The fast track model-three phases towards a teacher’s certificate
The fast track which was negotiated is characterized by parallel actions aiming to give the participants a coherent individual path to a Swedish teaching certificate.
In the first phase of the fast track, the participant does a 26-week introductory course that includes teacher-led practice in school and a theoretical course which gives an introduction to working in the Swedish school system. The course treats topics such as the history of the Swedish school system, its organization and values, didactics, etc. In parallel the participants study the Swedish language within the regular adult education system -Swedish for Immigrants (SFI).
In the second phase, participants only study the Swedish language to become eligible for complementary academic studies that eventually will lead to a teacher’s certificate.
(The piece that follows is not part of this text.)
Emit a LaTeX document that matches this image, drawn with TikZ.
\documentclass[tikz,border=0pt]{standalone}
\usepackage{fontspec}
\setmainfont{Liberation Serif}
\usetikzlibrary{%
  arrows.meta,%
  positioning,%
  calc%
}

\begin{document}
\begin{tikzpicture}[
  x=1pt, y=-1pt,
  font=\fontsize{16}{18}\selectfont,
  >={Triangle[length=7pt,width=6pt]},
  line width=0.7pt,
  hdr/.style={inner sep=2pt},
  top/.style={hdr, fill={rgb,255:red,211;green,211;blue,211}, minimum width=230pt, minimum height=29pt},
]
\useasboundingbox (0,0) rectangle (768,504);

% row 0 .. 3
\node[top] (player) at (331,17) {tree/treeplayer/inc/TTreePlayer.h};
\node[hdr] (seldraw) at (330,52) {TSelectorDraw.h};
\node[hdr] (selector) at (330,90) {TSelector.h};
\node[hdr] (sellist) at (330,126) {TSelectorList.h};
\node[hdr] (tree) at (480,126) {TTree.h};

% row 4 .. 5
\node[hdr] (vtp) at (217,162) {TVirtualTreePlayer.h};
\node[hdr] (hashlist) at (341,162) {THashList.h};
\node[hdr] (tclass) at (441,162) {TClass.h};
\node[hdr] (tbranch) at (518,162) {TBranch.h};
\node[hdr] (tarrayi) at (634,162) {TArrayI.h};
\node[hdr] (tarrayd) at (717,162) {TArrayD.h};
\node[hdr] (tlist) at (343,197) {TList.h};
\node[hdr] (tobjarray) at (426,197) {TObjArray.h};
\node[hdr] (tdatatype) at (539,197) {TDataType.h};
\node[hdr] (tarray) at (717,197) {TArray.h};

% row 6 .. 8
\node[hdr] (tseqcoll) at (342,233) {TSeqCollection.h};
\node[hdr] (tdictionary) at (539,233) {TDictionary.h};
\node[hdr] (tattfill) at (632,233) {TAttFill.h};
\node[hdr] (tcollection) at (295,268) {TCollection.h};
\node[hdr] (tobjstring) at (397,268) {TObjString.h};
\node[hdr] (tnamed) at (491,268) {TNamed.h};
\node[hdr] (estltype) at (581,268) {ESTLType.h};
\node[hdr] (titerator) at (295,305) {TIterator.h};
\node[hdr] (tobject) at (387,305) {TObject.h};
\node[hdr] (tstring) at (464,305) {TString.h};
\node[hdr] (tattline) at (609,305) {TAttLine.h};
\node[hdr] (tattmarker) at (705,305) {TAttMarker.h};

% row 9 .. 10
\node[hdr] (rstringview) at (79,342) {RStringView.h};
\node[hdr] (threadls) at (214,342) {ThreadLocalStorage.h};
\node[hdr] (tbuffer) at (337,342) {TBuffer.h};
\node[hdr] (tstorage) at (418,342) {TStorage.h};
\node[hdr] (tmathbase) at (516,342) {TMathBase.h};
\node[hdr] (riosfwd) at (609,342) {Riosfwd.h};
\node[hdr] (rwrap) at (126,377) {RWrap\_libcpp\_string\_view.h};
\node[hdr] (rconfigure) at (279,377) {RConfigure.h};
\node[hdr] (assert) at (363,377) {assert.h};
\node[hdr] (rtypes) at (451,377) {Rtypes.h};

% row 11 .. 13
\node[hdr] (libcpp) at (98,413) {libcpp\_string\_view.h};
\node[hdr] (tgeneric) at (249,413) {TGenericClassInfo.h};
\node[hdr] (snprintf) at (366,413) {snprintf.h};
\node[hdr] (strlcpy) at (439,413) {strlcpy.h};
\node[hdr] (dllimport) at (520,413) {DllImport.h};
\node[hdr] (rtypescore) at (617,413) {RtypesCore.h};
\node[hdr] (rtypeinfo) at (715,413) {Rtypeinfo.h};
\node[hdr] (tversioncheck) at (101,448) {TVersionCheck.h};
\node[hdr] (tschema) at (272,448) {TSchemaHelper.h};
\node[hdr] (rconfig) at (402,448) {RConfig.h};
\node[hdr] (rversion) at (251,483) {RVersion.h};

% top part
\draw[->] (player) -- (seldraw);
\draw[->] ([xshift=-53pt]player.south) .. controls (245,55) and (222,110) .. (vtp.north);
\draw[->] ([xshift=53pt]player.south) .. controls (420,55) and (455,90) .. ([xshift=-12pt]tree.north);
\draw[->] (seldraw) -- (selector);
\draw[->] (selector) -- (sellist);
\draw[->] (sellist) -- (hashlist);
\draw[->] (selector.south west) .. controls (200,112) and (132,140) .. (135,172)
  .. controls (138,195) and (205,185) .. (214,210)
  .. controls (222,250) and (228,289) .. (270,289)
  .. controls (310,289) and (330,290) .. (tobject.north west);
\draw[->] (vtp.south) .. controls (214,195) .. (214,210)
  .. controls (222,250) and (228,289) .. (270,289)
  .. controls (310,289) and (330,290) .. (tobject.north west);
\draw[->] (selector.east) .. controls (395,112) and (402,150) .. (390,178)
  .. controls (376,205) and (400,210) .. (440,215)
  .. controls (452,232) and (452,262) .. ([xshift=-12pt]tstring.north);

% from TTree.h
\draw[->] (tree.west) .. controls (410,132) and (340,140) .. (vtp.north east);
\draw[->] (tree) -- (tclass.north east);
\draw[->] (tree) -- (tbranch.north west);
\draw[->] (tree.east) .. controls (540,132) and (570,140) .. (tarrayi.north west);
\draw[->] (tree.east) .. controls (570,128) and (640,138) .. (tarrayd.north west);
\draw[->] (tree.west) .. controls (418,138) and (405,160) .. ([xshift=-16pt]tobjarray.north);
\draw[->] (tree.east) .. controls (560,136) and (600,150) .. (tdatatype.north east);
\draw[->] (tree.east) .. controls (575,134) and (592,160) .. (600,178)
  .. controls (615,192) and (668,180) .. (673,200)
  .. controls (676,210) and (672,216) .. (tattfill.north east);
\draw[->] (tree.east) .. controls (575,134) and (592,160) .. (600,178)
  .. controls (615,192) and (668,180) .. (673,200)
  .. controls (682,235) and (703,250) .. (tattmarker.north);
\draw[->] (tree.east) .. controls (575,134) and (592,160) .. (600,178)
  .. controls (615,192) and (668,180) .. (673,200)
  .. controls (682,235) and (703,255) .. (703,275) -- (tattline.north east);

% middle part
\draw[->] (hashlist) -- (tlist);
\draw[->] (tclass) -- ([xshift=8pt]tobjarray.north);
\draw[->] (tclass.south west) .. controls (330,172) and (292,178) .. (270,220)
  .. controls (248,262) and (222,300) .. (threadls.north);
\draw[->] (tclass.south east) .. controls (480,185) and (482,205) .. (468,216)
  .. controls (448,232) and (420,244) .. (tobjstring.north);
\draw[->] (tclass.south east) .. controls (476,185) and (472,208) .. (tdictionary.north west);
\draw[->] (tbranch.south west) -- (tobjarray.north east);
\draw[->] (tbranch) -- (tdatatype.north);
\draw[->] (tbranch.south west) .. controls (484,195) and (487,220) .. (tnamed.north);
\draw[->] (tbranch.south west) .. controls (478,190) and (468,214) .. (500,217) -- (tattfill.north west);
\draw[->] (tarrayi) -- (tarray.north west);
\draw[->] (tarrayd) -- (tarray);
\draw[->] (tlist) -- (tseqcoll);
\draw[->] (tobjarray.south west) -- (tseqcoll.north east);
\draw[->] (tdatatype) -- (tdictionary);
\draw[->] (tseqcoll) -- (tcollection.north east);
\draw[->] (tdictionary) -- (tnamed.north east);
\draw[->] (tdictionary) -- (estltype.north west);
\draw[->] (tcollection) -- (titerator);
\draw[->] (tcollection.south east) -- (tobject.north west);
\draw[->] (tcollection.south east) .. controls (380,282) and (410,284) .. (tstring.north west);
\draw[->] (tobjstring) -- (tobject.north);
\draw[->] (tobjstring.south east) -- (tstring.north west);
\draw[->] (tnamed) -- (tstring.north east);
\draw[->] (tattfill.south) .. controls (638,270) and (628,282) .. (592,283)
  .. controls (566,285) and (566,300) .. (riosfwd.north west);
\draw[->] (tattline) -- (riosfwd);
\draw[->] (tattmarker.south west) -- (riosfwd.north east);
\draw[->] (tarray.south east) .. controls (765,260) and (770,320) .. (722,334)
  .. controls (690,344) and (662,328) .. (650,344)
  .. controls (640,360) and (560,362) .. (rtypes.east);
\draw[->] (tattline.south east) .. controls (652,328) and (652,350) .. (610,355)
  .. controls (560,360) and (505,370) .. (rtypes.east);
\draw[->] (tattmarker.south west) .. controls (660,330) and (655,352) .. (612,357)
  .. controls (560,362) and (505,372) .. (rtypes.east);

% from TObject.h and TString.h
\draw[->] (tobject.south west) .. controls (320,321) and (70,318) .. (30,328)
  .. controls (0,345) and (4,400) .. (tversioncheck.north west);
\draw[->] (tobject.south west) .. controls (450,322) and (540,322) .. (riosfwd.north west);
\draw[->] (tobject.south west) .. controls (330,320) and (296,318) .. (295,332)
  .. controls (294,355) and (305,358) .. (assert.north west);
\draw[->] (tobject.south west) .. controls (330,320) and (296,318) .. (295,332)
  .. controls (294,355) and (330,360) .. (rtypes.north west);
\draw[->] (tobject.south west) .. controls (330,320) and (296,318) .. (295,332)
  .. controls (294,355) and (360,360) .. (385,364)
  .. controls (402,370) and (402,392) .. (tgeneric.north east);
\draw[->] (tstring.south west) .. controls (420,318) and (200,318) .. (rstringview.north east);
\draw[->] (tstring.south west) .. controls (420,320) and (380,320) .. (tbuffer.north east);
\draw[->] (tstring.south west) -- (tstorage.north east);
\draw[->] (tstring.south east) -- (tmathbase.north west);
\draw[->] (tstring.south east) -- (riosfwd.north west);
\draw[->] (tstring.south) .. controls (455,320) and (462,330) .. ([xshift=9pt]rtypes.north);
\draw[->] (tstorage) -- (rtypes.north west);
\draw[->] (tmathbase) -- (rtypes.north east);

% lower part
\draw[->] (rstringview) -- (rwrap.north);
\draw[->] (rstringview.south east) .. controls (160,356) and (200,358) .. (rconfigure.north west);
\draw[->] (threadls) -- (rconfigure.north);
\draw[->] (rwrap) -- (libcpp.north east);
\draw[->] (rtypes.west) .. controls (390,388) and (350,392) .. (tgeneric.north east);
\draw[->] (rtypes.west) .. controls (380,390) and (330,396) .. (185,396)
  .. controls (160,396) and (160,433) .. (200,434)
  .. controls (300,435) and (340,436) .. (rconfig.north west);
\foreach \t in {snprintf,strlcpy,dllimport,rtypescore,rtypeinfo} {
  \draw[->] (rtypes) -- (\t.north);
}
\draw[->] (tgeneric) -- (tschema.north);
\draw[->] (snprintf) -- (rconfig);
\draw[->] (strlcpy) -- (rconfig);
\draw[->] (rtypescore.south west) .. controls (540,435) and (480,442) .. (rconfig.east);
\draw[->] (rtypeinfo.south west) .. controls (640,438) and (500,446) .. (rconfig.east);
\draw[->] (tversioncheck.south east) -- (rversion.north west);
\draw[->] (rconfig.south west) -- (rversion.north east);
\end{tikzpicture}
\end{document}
To enter the third academic phase, participants need to pass a language test.
The length of the complementary academic studies - phase three - depends on the teacher education each participant had already received in their country of origin. Sometimes it is a matter of additional subject matter studies and, in other cases, complementary pedagogical skills.
How did it all work out?
From April 2016 to February 2019 about 1500 persons have participated in the fast track; 60% were women and 40 % were men. Six universities have offered this opportunity. Approximately 10% of the participants dropped out, mostly those who found that they needed a lot of additional academic studies. Unfortunately, only a limited number have been able to enter the third phase of the fast track.
That the government,-despite Lärarförbundet’s protests during the negotiations,-chose to call this career path, “the Fast Track”, was unfortunate. Nothing so far indicates that it is fast. As I hinted earlier, there is no solid evaluation process that allows a monitoring of the participants, from phase 1 to obtaining a teacher’s certificate, something we as a teachers’ union have requested from the government many times. However, few participants have qualified to enter the third and final complementary education phase. To develop a functional professional language takes time and in our view, it is necessary to provide for that time.
A big problem, as I mentioned, is creating good collaboration between public authorities, which is needed to uphold the system. Administrative red tape, administrative fees, inflexible mandates, insufficient national management and a variety of agency cultures have, unfortunately, contributed to maintaining the thresholds that we as a union wanted to do away with. This puts the newly arrived teacher in a difficult situation, leading to frustration and hopelessness.
The future of the fast track
The future of the fast track is uncertain. The number of immigrants arriving has diminished dramatically and so did the number of newly arrived persons with teaching experience. The fast track is a large and important investment, but in our view, there are a number of things that need to be done differently. A teacher fast track 2.0 is desirable. The collaboration between authorities needs to improve, more and better opportunities for studying Swedish must be provided, and a monitoring system must be established to get a clear picture of what works and what doesn’t, in order to remedy shortcomings along the way.
Despite imperfections, the consensus regarding the needs and goals among the parties who initially negotiated the fast track, remains. We hope that the fast track can be modified so that newly arrived teachers will deal with a system that is robust, intelligible and sustainable over time. All newly arrived teachers should have good conditions to continue exercising their profession in their new home country.